Но богиня неудачи — великая искусительница. Она де­лает все возможное, чтобы друзья ее почитателя не вырва­ли эту новую жертву из ее объятий. Здесь уместно вспом­нить историю Одиссея. Пытаясь вернуться домой после Тро­янской войны, Одиссей угодил на остров к волшебнице Цирцее, и та предупредила его, что ему придется про­плыть мимо Сирен, заманивавших и губивших моряков своим чудесным пением. Одиссею отчаянно захотелось ус­лышать пение Сирен, но умирать он не желал. Понимая, что может не устоять перед соблазном, он велел своим товарищам заложить уши воском, а его самого — привя­зать к мачте. Он знал, что если не будет связан по рукам и

ногам, то ни одна живая душа не удержит его на корабле, когда раздадутся чарующие голоса Сирен. И поэтому, что­бы защититься от собственной слабости. Одиссей прика­зал своим товарищам: «Если я стану умолять вас развязать меня, стяните путы еще сильнее».

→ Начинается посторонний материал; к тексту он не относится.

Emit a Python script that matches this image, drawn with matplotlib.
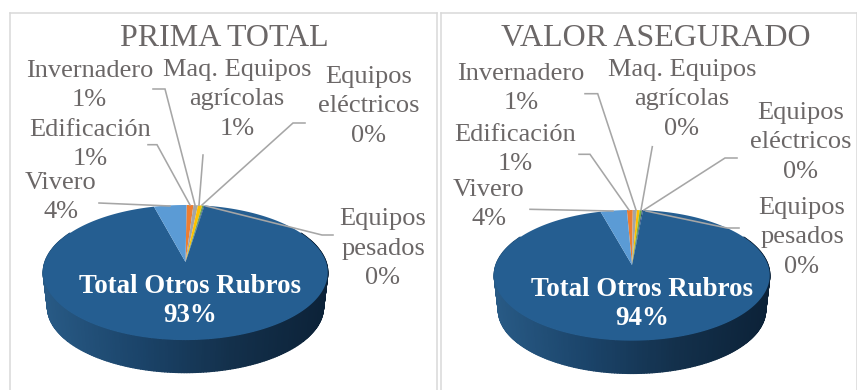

Имея на руках прибыль в 22 миллиона, я словно бы наяву слышал пение Сирен, соблазняющих меня на риск. Но я понимал, как я уязвим. Когда рынок разогрелся, я поставил на повышение свои предрешенные пятьдесят про­центов — и покинул торговый зал. Правда, к мачте привя­зывать себя я не стал, но для надежности отправился на Стэйтенд-Айленд и заперся в теннисном зале. Своей по­мощнице и будущей жене Сьюзен я оставил инструкцию примерно такого содержания: «Если я стану просить тебя удвоить ставку, не слушай меня. Если потери достигнут 50% от выигрыша, сократи мои позиции наполовину. А если я, чего доброго, попрошу выпустить меня отсюда, продай все к чертовой матери».

Отдав такое распоряжение, я поначалу успокоился. Мне предстояло сразиться в теннис с весьма достойным про­тивником. Вскоре я увлекся игрой и забыл обо всем на свете. Но, сыграв две партии, я решил сделать перерыв и позвонить своему брокеру. Выяснилось, что мои позиции внезапно резко упали — чуть ли не на 50%! Я немедленно позвонил Сьюзен: «Развяжи меня! Забудь все, что я гово­рил! Ничего не продавай! Цены скоро развернутся обрат­но!» Но моя верная помощница последовала моим пер­воначальным указаниям: она затянула путы. Она продала не только 50% моего выигрыша, но и еще 50% дополни­тельно. И если бы она этого не сделала, я остался бы на нулях.

Впрочем, надо отдать должное и богине неудач. Она умудрилась отнять дополнительные 45% моего выигрыша, оставив меня с 5% надбавки к моему первоначальному капиталу, дабы я смог продолжить свою многострадаль­ную Одиссею.

Однако, как многие игроки, я был неблагодарен. И еще много месяцев я продолжал упрекать Сьюзен по тому са­мому знаменитому методу Айзенберга-Райзмана: «Ты, жалкое ничтожество! Не смей больше вмешиваться в мои дела!»